== The exercise ==
Without including any images, repeat the data exactly.

[START]

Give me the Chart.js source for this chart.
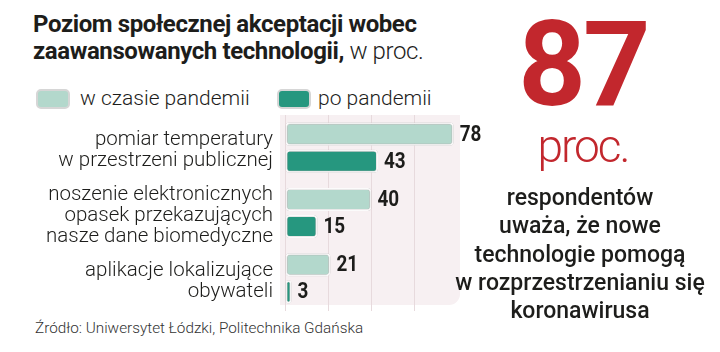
<!DOCTYPE html>
<html>
<head>
<meta charset="utf-8">
<script src="https://cdn.jsdelivr.net/npm/chart.js@4.4.1/dist/chart.umd.min.js"></script>
<style>
  body { margin: 0; background: #fff; font-family: Roboto, sans-serif; color: #1d1d1b; }
  #wrap { position: relative; width: 720px; height: 352px; overflow: hidden; }
  .abs { position: absolute; white-space: nowrap; }
  #title { left: 33px; top: 11px; font-size: 24px; line-height: 27px; font-weight: 700; letter-spacing: -0.4px; }
  #title span { font-weight: 300; }
  .lg-box { position: absolute; width: 34px; height: 20px; border-radius: 5px; box-sizing: border-box; border: 2px solid #d6d6d6; }
  .lg-txt { font-size: 21px; font-weight: 300; top: 86px; }
  #big { left: 470px; width: 226px; text-align: center; top: 0px; font-size: 118px; font-weight: 700; color: #c2272d; letter-spacing: -3px; line-height: 130px; }
  #proc { left: 470px; width: 226px; text-align: center; top: 121px; font-size: 46px; font-weight: 300; color: #c2272d; letter-spacing: -2px; line-height: 50px; }
  #note { left: 440px; width: 280px; text-align: center; top: 184px; font-size: 23px; font-weight: 500; line-height: 28.3px; }
  #src { left: 35px; top: 319px; font-size: 15.3px; font-weight: 300; color: #333; }
  #cv { position: absolute; left: 0; top: 115px; }
</style>
</head>
<body>
<div id="wrap">
  <canvas id="cv" width="500" height="196"></canvas>

  <div id="title" class="abs">Poziom społecznej akceptacji wobec<br>zaawansowanych technologii, <span>w proc.</span></div>
  <div class="lg-box" style="left:36px; top:89px; background:#b3d8cc;"></div>
  <div class="lg-txt abs" style="left:80px;">w czasie pandemii</div>
  <div class="lg-box" style="left:277px; top:89px; background:#26977f;"></div>
  <div class="lg-txt abs" style="left:318px;">po pandemii</div>

  <div id="big" class="abs">87</div>
  <div id="proc" class="abs">proc.</div>
  <div id="note" class="abs">respondentów<br>uważa, że nowe<br>technologie pomogą<br>w rozprzestrzenianiu się<br>koronawirusa</div>

  <div id="src" class="abs">Źródło: Uniwersytet Łódzki, Politechnika Gdańska</div>
</div>
<script>
// data
const categories = [
  ['pomiar temperatury', 'w przestrzeni publicznej'],
  ['noszenie elektronicznych', 'opasek przekazujących', 'nasze dane biomedyczne'],
  ['aplikacje lokalizujące', 'obywateli']
];
const duringPandemic = [78, 40, 21];
const afterPandemic = [43, 15, 3];
const seriesNames = ['w czasie pandemii', 'po pandemii'];

// pink panel behind the bars
const panelPlugin = {
  id: 'panel',
  beforeDraw(chart) {
    const { ctx, chartArea, scales } = chart;
    const l = scales.x.getPixelForValue(0) - 5;
    const r = scales.x.getPixelForValue(80) + 2;
    const t = chartArea.top;
    const b = chartArea.bottom - 6;
    ctx.save();
    ctx.fillStyle = '#f7f0f2';
    ctx.beginPath();
    ctx.roundRect(l, t, r - l, b - t, [0, 0, 11, 0]);
    ctx.fill();
    ctx.restore();
  }
};

// light shadow round the bars
const shadowPlugin = {
  id: 'barShadow',
  beforeDatasetsDraw(chart) {
    const ctx = chart.ctx;
    ctx.save();
    ctx.shadowColor = 'rgba(0,0,0,0.35)';
    ctx.shadowBlur = 2;
  },
  afterDatasetsDraw(chart) {
    chart.ctx.restore();
  }
};

// numbers at bar ends
const valuePlugin = {
  id: 'values',
  afterDatasetsDraw(chart) {
    const ctx = chart.ctx;
    ctx.save();
    ctx.font = 'bold 22px Roboto';
    ctx.fillStyle = '#1d1d1b';
    ctx.textBaseline = 'middle';
    ctx.textAlign = 'left';
    chart.data.datasets.forEach((ds, i) => {
      chart.getDatasetMeta(i).data.forEach((bar, j) => {
        ctx.save();
        ctx.translate(bar.x + 6, bar.y + 1);
        ctx.scale(0.86, 1);
        ctx.fillText(ds.data[j], 0, 0);
        ctx.restore();
      });
    });
    ctx.restore();
  }
};

new Chart(document.getElementById('cv'), {
  type: 'bar',
  data: {
    labels: categories,
    datasets: [
      { label: seriesNames[0], data: duringPandemic, backgroundColor: '#b3d8cc' },
      { label: seriesNames[1], data: afterPandemic, backgroundColor: '#26977f' }
    ]
  },
  options: {
    indexAxis: 'y',
    responsive: false,
    animation: false,
    layout: { padding: { left: 0, right: 42, top: 0, bottom: 0 } },
    datasets: {
      bar: {
        categoryPercentage: 0.83,
        barPercentage: 0.85,
        borderRadius: 4,
        borderSkipped: false,
        borderWidth: 2,
        borderColor: '#ffffff'
      }
    },
    plugins: {
      legend: { display: false },
      tooltip: { enabled: false }
    },
    scales: {
      x: {
        min: 0,
        max: 80,
        ticks: { display: false, stepSize: 20 },
        grid: {
          drawTicks: false,
          color: ctx => (ctx.tick && ctx.tick.value === 80) ? 'rgba(0,0,0,0)' : '#e7dadd',
          lineWidth: 1
        },
        border: { display: false }
      },
      y: {
        afterFit(scale) {
          scale.width = 285;
          scale.paddingTop = 0;
          scale.paddingBottom = 0;
        },
        ticks: {
          autoSkip: false,
          padding: 12,
          labelOffset: 3,
          color: '#1d1d1b',
          font: { family: 'Roboto', size: 20.5, weight: 300, lineHeight: 1.03 }
        },
        grid: { display: false, drawTicks: false },
        border: { display: false }
      }
    }
  },
  plugins: [panelPlugin, shadowPlugin, valuePlugin]
});
</script>
</body>
</html>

[END]

== Solved exercise ==
Give me the Chart.js source for this chart.
<!DOCTYPE html>
<html>
<head>
<meta charset="utf-8">
<script src="https://cdn.jsdelivr.net/npm/chart.js@4.4.1/dist/chart.umd.min.js"></script>
<style>
  body { margin: 0; background: #fff; font-family: Roboto, sans-serif; color: #1d1d1b; }
  #wrap { position: relative; width: 720px; height: 352px; overflow: hidden; }
  .abs { position: absolute; white-space: nowrap; }
  #title { left: 33px; top: 11px; font-size: 24px; line-height: 27px; font-weight: 700; letter-spacing: -0.4px; }
  #title span { font-weight: 300; }
  .lg-box { position: absolute; width: 34px; height: 20px; border-radius: 5px; box-sizing: border-box; border: 2px solid #d6d6d6; }
  .lg-txt { font-size: 21px; font-weight: 300; top: 86px; }
  #big { left: 470px; width: 226px; text-align: center; top: 0px; font-size: 118px; font-weight: 700; color: #c2272d; letter-spacing: -3px; line-height: 130px; }
  #proc { left: 470px; width: 226px; text-align: center; top: 121px; font-size: 46px; font-weight: 300; color: #c2272d; letter-spacing: -2px; line-height: 50px; }
  #note { left: 440px; width: 280px; text-align: center; top: 184px; font-size: 23px; font-weight: 500; line-height: 28.3px; }
  #src { left: 35px; top: 319px; font-size: 15.3px; font-weight: 300; color: #333; }
  #cv { position: absolute; left: 0; top: 115px; }
</style>
</head>
<body>
<div id="wrap">
  <canvas id="cv" width="500" height="196"></canvas>

  <div id="title" class="abs">Poziom społecznej akceptacji wobec<br>zaawansowanych technologii, <span>w proc.</span></div>
  <div class="lg-box" style="left:36px; top:89px; background:#b3d8cc;"></div>
  <div class="lg-txt abs" style="left:80px;">w czasie pandemii</div>
  <div class="lg-box" style="left:277px; top:89px; background:#26977f;"></div>
  <div class="lg-txt abs" style="left:318px;">po pandemii</div>

  <div id="big" class="abs">87</div>
  <div id="proc" class="abs">proc.</div>
  <div id="note" class="abs">respondentów<br>uważa, że nowe<br>technologie pomogą<br>w rozprzestrzenianiu się<br>koronawirusa</div>

  <div id="src" class="abs">Źródło: Uniwersytet Łódzki, Politechnika Gdańska</div>
</div>
<script>
// data
const categories = [
  ['pomiar temperatury', 'w przestrzeni publicznej'],
  ['noszenie elektronicznych', 'opasek przekazujących', 'nasze dane biomedyczne'],
  ['aplikacje lokalizujące', 'obywateli']
];
const duringPandemic = [78, 40, 21];
const afterPandemic = [43, 15, 3];
const seriesNames = ['w czasie pandemii', 'po pandemii'];

// pink panel behind the bars
const panelPlugin = {
  id: 'panel',
  beforeDraw(chart) {
    const { ctx, chartArea, scales } = chart;
    const l = scales.x.getPixelForValue(0) - 5;
    const r = scales.x.getPixelForValue(80) + 2;
    const t = chartArea.top;
    const b = chartArea.bottom - 6;
    ctx.save();
    ctx.fillStyle = '#f7f0f2';
    ctx.beginPath();
    ctx.roundRect(l, t, r - l, b - t, [0, 0, 11, 0]);
    ctx.fill();
    ctx.restore();
  }
};

// light shadow round the bars
const shadowPlugin = {
  id: 'barShadow',
  beforeDatasetsDraw(chart) {
    const ctx = chart.ctx;
    ctx.save();
    ctx.shadowColor = 'rgba(0,0,0,0.35)';
    ctx.shadowBlur = 2;
  },
  afterDatasetsDraw(chart) {
    chart.ctx.restore();
  }
};

// numbers at bar ends
const valuePlugin = {
  id: 'values',
  afterDatasetsDraw(chart) {
    const ctx = chart.ctx;
    ctx.save();
    ctx.font = 'bold 22px Roboto';
    ctx.fillStyle = '#1d1d1b';
    ctx.textBaseline = 'middle';
    ctx.textAlign = 'left';
    chart.data.datasets.forEach((ds, i) => {
      chart.getDatasetMeta(i).data.forEach((bar, j) => {
        ctx.save();
        ctx.translate(bar.x + 6, bar.y + 1);
        ctx.scale(0.86, 1);
        ctx.fillText(ds.data[j], 0, 0);
        ctx.restore();
      });
    });
    ctx.restore();
  }
};

new Chart(document.getElementById('cv'), {
  type: 'bar',
  data: {
    labels: categories,
    datasets: [
      { label: seriesNames[0], data: duringPandemic, backgroundColor: '#b3d8cc' },
      { label: seriesNames[1], data: afterPandemic, backgroundColor: '#26977f' }
    ]
  },
  options: {
    indexAxis: 'y',
    responsive: false,
    animation: false,
    layout: { padding: { left: 0, right: 42, top: 0, bottom: 0 } },
    datasets: {
      bar: {
        categoryPercentage: 0.83,
        barPercentage: 0.85,
        borderRadius: 4,
        borderSkipped: false,
        borderWidth: 2,
        borderColor: '#ffffff'
      }
    },
    plugins: {
      legend: { display: false },
      tooltip: { enabled: false }
    },
    scales: {
      x: {
        min: 0,
        max: 80,
        ticks: { display: false, stepSize: 20 },
        grid: {
          drawTicks: false,
          color: ctx => (ctx.tick && ctx.tick.value === 80) ? 'rgba(0,0,0,0)' : '#e7dadd',
          lineWidth: 1
        },
        border: { display: false }
      },
      y: {
        afterFit(scale) {
          scale.width = 285;
          scale.paddingTop = 0;
          scale.paddingBottom = 0;
        },
        ticks: {
          autoSkip: false,
          padding: 12,
          labelOffset: 3,
          color: '#1d1d1b',
          font: { family: 'Roboto', size: 20.5, weight: 300, lineHeight: 1.03 }
        },
        grid: { display: false, drawTicks: false },
        border: { display: false }
      }
    }
  },
  plugins: [panelPlugin, shadowPlugin, valuePlugin]
});
</script>
</body>
</html>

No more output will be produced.